▶ _Stated goal_:
Make an exact copy of all the entries, but do not reproduce the pictures.

Start Exercise materials

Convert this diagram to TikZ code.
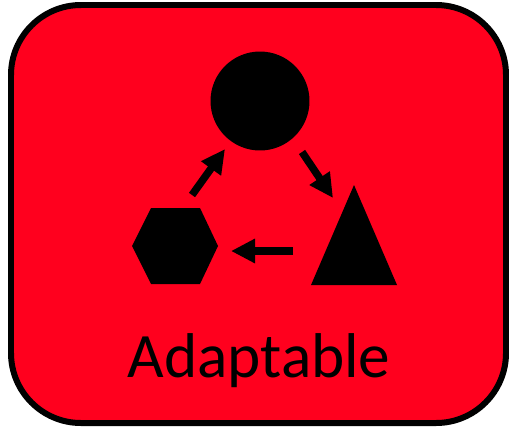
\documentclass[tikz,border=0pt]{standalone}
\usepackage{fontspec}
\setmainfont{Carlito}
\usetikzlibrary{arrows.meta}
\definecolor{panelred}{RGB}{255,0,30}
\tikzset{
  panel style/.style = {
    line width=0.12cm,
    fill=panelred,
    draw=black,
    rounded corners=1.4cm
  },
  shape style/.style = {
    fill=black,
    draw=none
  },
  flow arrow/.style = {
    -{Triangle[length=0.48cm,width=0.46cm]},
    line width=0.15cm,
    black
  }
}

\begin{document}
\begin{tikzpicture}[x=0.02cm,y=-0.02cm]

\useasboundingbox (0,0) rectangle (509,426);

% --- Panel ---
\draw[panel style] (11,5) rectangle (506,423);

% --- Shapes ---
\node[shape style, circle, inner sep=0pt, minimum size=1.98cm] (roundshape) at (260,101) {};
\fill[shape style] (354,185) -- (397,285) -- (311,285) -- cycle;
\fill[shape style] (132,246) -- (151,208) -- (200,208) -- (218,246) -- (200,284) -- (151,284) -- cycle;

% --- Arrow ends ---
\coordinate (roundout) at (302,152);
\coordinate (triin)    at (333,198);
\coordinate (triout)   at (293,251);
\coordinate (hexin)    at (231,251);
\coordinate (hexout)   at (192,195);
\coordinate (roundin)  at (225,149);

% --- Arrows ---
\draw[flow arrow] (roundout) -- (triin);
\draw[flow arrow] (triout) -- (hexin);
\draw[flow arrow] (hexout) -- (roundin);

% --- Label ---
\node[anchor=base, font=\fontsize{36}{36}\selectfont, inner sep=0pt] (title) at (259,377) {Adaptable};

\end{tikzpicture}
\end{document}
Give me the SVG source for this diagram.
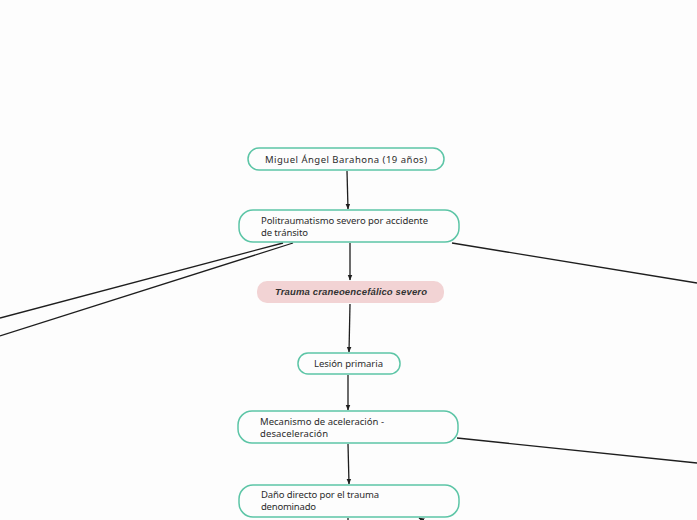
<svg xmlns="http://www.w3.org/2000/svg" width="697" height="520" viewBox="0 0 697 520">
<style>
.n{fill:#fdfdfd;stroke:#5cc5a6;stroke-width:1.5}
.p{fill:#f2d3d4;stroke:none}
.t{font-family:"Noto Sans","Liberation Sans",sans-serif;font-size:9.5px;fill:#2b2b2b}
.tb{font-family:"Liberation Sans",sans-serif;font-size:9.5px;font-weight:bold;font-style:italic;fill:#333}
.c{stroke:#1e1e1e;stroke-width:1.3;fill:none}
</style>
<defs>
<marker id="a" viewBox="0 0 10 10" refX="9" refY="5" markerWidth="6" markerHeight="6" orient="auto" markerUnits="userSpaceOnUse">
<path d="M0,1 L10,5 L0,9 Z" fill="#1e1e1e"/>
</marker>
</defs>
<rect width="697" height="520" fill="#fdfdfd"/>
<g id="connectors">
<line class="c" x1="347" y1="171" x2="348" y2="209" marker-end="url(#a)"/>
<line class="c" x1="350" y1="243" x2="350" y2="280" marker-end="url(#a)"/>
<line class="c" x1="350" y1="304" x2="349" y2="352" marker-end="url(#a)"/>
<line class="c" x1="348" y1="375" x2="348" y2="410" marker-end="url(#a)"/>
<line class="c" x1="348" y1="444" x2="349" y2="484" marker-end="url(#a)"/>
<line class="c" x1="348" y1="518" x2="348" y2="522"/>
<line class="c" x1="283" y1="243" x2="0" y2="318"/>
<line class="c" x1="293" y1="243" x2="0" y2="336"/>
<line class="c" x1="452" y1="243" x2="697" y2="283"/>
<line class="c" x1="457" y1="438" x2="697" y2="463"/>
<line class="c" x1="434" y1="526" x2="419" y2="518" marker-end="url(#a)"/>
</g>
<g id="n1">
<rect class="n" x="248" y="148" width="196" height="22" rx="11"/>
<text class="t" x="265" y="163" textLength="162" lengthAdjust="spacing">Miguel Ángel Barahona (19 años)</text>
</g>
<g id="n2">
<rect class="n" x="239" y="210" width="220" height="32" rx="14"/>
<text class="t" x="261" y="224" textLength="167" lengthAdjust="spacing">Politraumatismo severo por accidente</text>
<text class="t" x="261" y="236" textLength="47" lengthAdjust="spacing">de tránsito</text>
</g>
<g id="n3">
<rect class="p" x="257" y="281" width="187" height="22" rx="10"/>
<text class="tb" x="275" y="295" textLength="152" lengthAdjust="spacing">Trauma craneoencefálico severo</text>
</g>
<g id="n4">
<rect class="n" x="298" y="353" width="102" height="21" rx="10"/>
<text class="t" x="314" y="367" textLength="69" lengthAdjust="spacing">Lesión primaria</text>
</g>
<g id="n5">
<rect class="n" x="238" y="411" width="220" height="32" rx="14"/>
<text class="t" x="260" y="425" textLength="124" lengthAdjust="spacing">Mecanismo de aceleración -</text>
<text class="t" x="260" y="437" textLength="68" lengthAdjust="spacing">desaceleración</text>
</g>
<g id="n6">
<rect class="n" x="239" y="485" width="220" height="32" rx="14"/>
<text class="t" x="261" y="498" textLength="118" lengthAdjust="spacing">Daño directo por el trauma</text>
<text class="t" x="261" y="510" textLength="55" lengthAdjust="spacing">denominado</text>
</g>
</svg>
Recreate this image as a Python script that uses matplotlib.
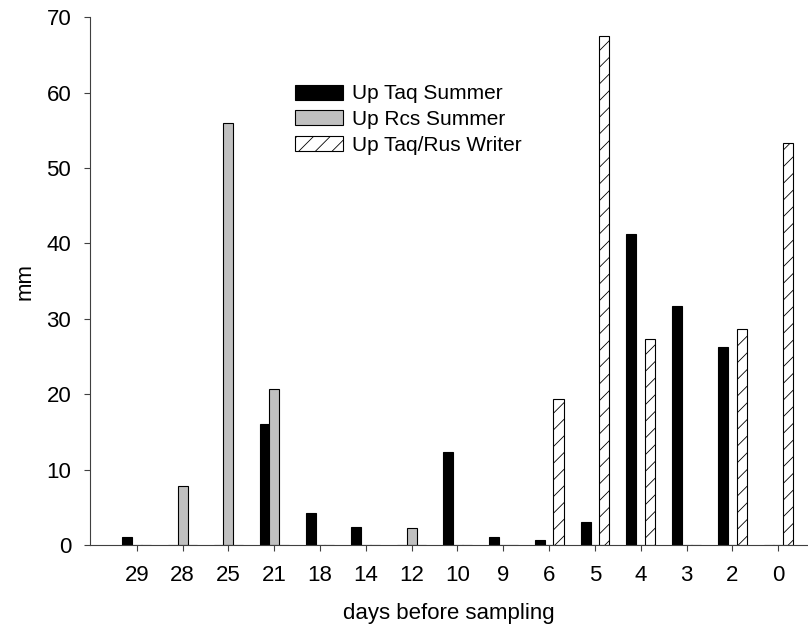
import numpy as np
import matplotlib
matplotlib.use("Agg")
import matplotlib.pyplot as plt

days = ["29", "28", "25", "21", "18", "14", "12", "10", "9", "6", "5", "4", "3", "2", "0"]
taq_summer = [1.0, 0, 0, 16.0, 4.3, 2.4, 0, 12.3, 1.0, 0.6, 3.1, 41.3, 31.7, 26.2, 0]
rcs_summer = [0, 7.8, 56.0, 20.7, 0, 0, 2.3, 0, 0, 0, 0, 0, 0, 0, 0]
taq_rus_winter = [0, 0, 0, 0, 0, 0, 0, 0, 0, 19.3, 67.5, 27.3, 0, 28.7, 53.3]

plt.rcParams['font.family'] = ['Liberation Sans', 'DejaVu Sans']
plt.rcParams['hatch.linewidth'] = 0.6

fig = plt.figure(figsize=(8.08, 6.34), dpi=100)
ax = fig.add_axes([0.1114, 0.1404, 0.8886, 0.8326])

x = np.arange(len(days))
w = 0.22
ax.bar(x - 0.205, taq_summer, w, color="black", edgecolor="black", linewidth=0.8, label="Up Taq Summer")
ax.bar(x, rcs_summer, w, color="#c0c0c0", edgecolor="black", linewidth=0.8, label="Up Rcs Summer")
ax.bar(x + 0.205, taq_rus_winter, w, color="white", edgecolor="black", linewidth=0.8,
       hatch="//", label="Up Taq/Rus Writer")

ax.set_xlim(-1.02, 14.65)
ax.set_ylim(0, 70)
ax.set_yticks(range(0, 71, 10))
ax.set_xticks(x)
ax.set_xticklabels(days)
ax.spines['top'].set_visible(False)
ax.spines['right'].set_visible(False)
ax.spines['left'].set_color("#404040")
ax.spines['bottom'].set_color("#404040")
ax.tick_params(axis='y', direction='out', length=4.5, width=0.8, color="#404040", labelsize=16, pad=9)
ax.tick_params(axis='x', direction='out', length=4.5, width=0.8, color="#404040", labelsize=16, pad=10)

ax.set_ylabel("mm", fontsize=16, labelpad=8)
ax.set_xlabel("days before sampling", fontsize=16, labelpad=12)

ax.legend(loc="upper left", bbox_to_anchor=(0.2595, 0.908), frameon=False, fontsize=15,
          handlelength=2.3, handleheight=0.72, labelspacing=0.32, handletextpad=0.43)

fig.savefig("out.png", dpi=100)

End Exercise materials

▶ _The completed task_:
Convert this diagram to TikZ code.
\documentclass[tikz,border=0pt]{standalone}
\usepackage{fontspec}
\setmainfont{Carlito}
\usetikzlibrary{arrows.meta}
\definecolor{panelred}{RGB}{255,0,30}
\tikzset{
  panel style/.style = {
    line width=0.12cm,
    fill=panelred,
    draw=black,
    rounded corners=1.4cm
  },
  shape style/.style = {
    fill=black,
    draw=none
  },
  flow arrow/.style = {
    -{Triangle[length=0.48cm,width=0.46cm]},
    line width=0.15cm,
    black
  }
}

\begin{document}
\begin{tikzpicture}[x=0.02cm,y=-0.02cm]

\useasboundingbox (0,0) rectangle (509,426);

% --- Panel ---
\draw[panel style] (11,5) rectangle (506,423);

% --- Shapes ---
\node[shape style, circle, inner sep=0pt, minimum size=1.98cm] (roundshape) at (260,101) {};
\fill[shape style] (354,185) -- (397,285) -- (311,285) -- cycle;
\fill[shape style] (132,246) -- (151,208) -- (200,208) -- (218,246) -- (200,284) -- (151,284) -- cycle;

% --- Arrow ends ---
\coordinate (roundout) at (302,152);
\coordinate (triin)    at (333,198);
\coordinate (triout)   at (293,251);
\coordinate (hexin)    at (231,251);
\coordinate (hexout)   at (192,195);
\coordinate (roundin)  at (225,149);

% --- Arrows ---
\draw[flow arrow] (roundout) -- (triin);
\draw[flow arrow] (triout) -- (hexin);
\draw[flow arrow] (hexout) -- (roundin);

% --- Label ---
\node[anchor=base, font=\fontsize{36}{36}\selectfont, inner sep=0pt] (title) at (259,377) {Adaptable};

\end{tikzpicture}
\end{document}
Give me the SVG source for this diagram.
<svg xmlns="http://www.w3.org/2000/svg" width="697" height="520" viewBox="0 0 697 520">
<style>
.n{fill:#fdfdfd;stroke:#5cc5a6;stroke-width:1.5}
.p{fill:#f2d3d4;stroke:none}
.t{font-family:"Noto Sans","Liberation Sans",sans-serif;font-size:9.5px;fill:#2b2b2b}
.tb{font-family:"Liberation Sans",sans-serif;font-size:9.5px;font-weight:bold;font-style:italic;fill:#333}
.c{stroke:#1e1e1e;stroke-width:1.3;fill:none}
</style>
<defs>
<marker id="a" viewBox="0 0 10 10" refX="9" refY="5" markerWidth="6" markerHeight="6" orient="auto" markerUnits="userSpaceOnUse">
<path d="M0,1 L10,5 L0,9 Z" fill="#1e1e1e"/>
</marker>
</defs>
<rect width="697" height="520" fill="#fdfdfd"/>
<g id="connectors">
<line class="c" x1="347" y1="171" x2="348" y2="209" marker-end="url(#a)"/>
<line class="c" x1="350" y1="243" x2="350" y2="280" marker-end="url(#a)"/>
<line class="c" x1="350" y1="304" x2="349" y2="352" marker-end="url(#a)"/>
<line class="c" x1="348" y1="375" x2="348" y2="410" marker-end="url(#a)"/>
<line class="c" x1="348" y1="444" x2="349" y2="484" marker-end="url(#a)"/>
<line class="c" x1="348" y1="518" x2="348" y2="522"/>
<line class="c" x1="283" y1="243" x2="0" y2="318"/>
<line class="c" x1="293" y1="243" x2="0" y2="336"/>
<line class="c" x1="452" y1="243" x2="697" y2="283"/>
<line class="c" x1="457" y1="438" x2="697" y2="463"/>
<line class="c" x1="434" y1="526" x2="419" y2="518" marker-end="url(#a)"/>
</g>
<g id="n1">
<rect class="n" x="248" y="148" width="196" height="22" rx="11"/>
<text class="t" x="265" y="163" textLength="162" lengthAdjust="spacing">Miguel Ángel Barahona (19 años)</text>
</g>
<g id="n2">
<rect class="n" x="239" y="210" width="220" height="32" rx="14"/>
<text class="t" x="261" y="224" textLength="167" lengthAdjust="spacing">Politraumatismo severo por accidente</text>
<text class="t" x="261" y="236" textLength="47" lengthAdjust="spacing">de tránsito</text>
</g>
<g id="n3">
<rect class="p" x="257" y="281" width="187" height="22" rx="10"/>
<text class="tb" x="275" y="295" textLength="152" lengthAdjust="spacing">Trauma craneoencefálico severo</text>
</g>
<g id="n4">
<rect class="n" x="298" y="353" width="102" height="21" rx="10"/>
<text class="t" x="314" y="367" textLength="69" lengthAdjust="spacing">Lesión primaria</text>
</g>
<g id="n5">
<rect class="n" x="238" y="411" width="220" height="32" rx="14"/>
<text class="t" x="260" y="425" textLength="124" lengthAdjust="spacing">Mecanismo de aceleración -</text>
<text class="t" x="260" y="437" textLength="68" lengthAdjust="spacing">desaceleración</text>
</g>
<g id="n6">
<rect class="n" x="239" y="485" width="220" height="32" rx="14"/>
<text class="t" x="261" y="498" textLength="118" lengthAdjust="spacing">Daño directo por el trauma</text>
<text class="t" x="261" y="510" textLength="55" lengthAdjust="spacing">denominado</text>
</g>
</svg>
Recreate this image as a Python script that uses matplotlib.
import numpy as np
import matplotlib
matplotlib.use("Agg")
import matplotlib.pyplot as plt

days = ["29", "28", "25", "21", "18", "14", "12", "10", "9", "6", "5", "4", "3", "2", "0"]
taq_summer = [1.0, 0, 0, 16.0, 4.3, 2.4, 0, 12.3, 1.0, 0.6, 3.1, 41.3, 31.7, 26.2, 0]
rcs_summer = [0, 7.8, 56.0, 20.7, 0, 0, 2.3, 0, 0, 0, 0, 0, 0, 0, 0]
taq_rus_winter = [0, 0, 0, 0, 0, 0, 0, 0, 0, 19.3, 67.5, 27.3, 0, 28.7, 53.3]

plt.rcParams['font.family'] = ['Liberation Sans', 'DejaVu Sans']
plt.rcParams['hatch.linewidth'] = 0.6

fig = plt.figure(figsize=(8.08, 6.34), dpi=100)
ax = fig.add_axes([0.1114, 0.1404, 0.8886, 0.8326])

x = np.arange(len(days))
w = 0.22
ax.bar(x - 0.205, taq_summer, w, color="black", edgecolor="black", linewidth=0.8, label="Up Taq Summer")
ax.bar(x, rcs_summer, w, color="#c0c0c0", edgecolor="black", linewidth=0.8, label="Up Rcs Summer")
ax.bar(x + 0.205, taq_rus_winter, w, color="white", edgecolor="black", linewidth=0.8,
       hatch="//", label="Up Taq/Rus Writer")

ax.set_xlim(-1.02, 14.65)
ax.set_ylim(0, 70)
ax.set_yticks(range(0, 71, 10))
ax.set_xticks(x)
ax.set_xticklabels(days)
ax.spines['top'].set_visible(False)
ax.spines['right'].set_visible(False)
ax.spines['left'].set_color("#404040")
ax.spines['bottom'].set_color("#404040")
ax.tick_params(axis='y', direction='out', length=4.5, width=0.8, color="#404040", labelsize=16, pad=9)
ax.tick_params(axis='x', direction='out', length=4.5, width=0.8, color="#404040", labelsize=16, pad=10)

ax.set_ylabel("mm", fontsize=16, labelpad=8)
ax.set_xlabel("days before sampling", fontsize=16, labelpad=12)

ax.legend(loc="upper left", bbox_to_anchor=(0.2595, 0.908), frameon=False, fontsize=15,
          handlelength=2.3, handleheight=0.72, labelspacing=0.32, handletextpad=0.43)

fig.savefig("out.png", dpi=100)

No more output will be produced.